## GIVEN DATA

+ + +

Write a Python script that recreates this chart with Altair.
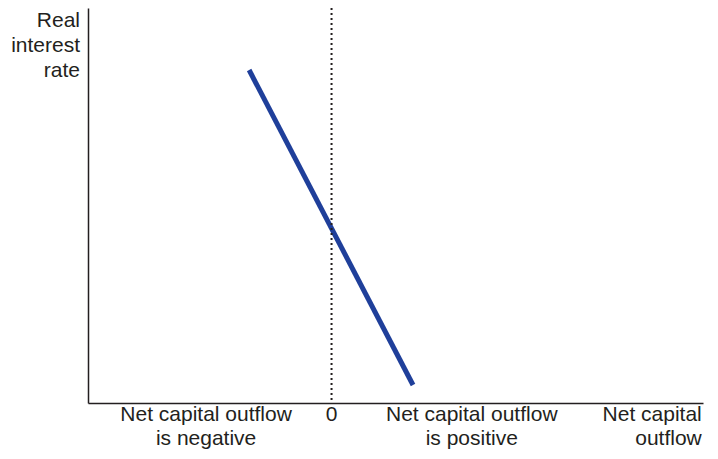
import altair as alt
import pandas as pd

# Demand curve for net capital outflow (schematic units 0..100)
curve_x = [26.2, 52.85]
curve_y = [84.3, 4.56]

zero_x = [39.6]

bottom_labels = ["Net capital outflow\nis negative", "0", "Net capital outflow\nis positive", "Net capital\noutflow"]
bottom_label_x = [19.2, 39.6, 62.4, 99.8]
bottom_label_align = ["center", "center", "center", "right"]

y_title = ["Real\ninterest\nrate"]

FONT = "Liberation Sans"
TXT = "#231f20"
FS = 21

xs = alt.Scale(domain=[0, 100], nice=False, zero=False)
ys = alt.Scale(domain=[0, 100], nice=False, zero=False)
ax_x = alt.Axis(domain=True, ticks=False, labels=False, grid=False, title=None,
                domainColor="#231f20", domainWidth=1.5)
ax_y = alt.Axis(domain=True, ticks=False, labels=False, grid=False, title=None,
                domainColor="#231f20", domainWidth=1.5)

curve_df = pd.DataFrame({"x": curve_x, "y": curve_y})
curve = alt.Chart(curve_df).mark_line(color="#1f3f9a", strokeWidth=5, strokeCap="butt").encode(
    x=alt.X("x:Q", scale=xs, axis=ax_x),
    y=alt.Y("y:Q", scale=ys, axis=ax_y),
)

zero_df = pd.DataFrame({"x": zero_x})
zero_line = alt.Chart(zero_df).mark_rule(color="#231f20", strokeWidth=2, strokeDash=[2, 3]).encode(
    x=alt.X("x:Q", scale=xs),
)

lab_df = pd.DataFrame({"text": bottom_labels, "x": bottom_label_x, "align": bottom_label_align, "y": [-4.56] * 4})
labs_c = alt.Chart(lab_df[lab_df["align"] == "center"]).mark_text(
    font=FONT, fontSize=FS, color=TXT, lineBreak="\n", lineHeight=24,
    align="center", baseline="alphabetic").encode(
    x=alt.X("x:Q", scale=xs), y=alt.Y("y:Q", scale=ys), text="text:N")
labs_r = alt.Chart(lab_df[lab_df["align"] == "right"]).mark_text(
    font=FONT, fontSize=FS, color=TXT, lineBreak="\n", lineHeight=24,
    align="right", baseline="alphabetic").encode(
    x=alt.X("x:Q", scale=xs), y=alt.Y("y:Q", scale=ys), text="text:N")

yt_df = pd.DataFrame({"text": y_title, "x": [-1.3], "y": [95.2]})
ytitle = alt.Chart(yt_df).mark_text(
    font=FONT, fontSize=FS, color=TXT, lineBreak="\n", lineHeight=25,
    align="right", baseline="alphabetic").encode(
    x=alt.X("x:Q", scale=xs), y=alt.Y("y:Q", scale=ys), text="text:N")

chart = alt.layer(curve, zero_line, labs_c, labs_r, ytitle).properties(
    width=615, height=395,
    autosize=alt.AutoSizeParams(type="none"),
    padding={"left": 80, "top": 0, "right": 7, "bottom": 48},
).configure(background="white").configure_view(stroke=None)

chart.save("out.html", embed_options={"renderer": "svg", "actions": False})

+ + +

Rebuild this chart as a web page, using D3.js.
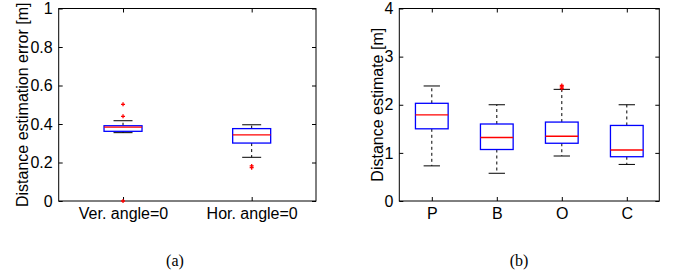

+ + +

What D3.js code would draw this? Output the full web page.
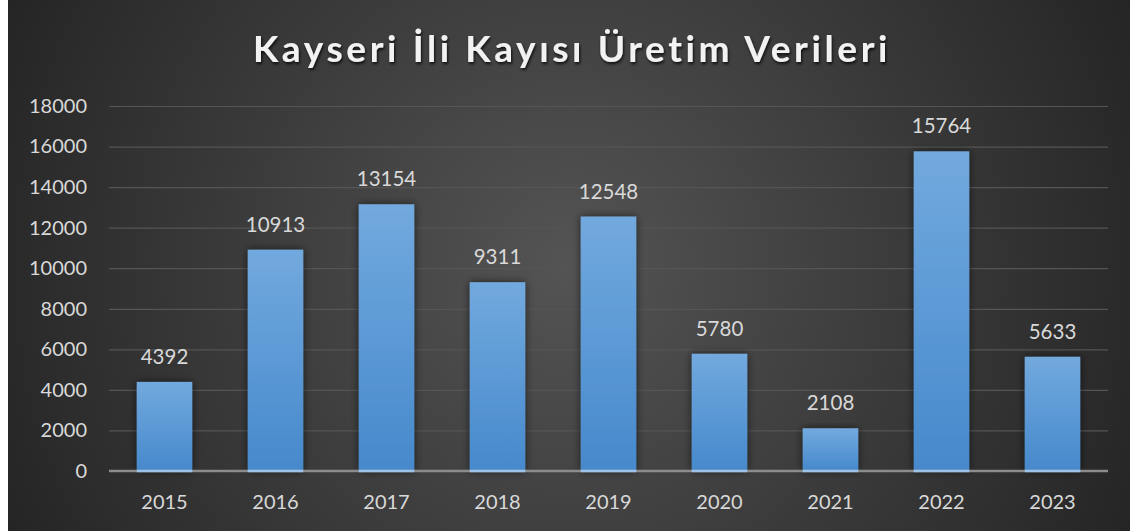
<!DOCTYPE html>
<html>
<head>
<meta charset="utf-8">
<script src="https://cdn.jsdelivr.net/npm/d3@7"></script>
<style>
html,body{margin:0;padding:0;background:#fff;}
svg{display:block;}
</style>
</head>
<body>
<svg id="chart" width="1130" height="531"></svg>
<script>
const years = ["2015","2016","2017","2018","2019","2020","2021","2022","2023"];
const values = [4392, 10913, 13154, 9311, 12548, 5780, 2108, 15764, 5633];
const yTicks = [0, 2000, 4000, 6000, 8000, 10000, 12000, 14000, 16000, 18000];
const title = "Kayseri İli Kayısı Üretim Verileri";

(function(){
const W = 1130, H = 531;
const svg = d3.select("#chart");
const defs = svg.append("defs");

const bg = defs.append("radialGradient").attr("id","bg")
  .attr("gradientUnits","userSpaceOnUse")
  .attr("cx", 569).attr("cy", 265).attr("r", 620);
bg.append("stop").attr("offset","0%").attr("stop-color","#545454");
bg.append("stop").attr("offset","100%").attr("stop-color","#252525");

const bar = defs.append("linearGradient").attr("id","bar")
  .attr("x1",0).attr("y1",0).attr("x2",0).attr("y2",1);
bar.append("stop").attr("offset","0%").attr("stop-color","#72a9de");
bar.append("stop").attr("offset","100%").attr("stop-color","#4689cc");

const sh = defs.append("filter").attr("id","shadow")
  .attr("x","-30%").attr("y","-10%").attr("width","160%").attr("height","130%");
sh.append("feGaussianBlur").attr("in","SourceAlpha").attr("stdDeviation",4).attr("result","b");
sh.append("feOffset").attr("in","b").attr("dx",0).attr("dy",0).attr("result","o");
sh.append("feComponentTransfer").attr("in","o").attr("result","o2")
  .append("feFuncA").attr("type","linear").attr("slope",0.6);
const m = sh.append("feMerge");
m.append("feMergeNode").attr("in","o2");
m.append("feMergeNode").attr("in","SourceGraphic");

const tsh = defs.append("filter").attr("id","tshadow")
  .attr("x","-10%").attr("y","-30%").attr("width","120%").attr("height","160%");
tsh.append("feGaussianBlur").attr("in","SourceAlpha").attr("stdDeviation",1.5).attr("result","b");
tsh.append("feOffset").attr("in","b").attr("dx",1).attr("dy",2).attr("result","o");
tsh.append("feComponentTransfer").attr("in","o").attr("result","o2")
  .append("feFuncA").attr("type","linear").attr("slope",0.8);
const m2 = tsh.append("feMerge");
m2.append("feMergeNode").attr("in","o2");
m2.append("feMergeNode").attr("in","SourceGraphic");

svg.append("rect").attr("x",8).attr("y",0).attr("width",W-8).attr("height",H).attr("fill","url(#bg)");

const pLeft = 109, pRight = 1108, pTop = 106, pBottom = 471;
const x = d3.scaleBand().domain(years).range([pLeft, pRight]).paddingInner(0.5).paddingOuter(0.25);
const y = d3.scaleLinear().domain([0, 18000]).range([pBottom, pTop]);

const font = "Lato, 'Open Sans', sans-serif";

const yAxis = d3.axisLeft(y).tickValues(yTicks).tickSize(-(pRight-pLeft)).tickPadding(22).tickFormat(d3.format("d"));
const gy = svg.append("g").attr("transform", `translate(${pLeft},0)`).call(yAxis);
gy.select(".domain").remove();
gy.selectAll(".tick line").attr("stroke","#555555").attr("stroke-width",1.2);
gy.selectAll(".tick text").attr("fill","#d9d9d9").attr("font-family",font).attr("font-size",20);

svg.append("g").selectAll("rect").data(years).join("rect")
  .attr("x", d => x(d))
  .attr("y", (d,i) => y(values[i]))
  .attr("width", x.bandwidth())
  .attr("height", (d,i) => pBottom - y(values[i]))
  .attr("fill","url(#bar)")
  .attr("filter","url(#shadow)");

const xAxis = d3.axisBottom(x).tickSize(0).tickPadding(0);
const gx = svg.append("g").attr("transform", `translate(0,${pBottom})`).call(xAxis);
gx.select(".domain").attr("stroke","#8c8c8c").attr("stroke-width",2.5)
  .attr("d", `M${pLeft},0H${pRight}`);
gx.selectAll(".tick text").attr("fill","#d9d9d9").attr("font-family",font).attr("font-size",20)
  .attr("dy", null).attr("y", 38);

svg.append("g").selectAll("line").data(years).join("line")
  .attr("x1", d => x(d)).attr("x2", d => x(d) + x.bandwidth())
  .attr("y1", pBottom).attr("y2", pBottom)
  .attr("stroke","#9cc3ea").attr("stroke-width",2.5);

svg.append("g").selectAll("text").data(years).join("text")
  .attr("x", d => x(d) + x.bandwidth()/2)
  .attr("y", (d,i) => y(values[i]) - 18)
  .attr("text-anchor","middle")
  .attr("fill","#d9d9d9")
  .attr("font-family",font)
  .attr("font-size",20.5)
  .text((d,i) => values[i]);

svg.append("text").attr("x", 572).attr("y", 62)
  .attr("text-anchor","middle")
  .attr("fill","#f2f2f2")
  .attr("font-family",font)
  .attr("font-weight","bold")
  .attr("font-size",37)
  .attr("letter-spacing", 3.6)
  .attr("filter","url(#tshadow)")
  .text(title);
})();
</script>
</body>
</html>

+ + +

## TASK TO CARRY OUT
Pictures do not belong in the copy. Reproduce exactly the lines from the one with "Write a Python" to the one with "zero_x = [39.6]", both lines included.

## ANSWER BELOW
Write a Python script that recreates this chart with Altair.
import altair as alt
import pandas as pd

# Demand curve for net capital outflow (schematic units 0..100)
curve_x = [26.2, 52.85]
curve_y = [84.3, 4.56]

zero_x = [39.6]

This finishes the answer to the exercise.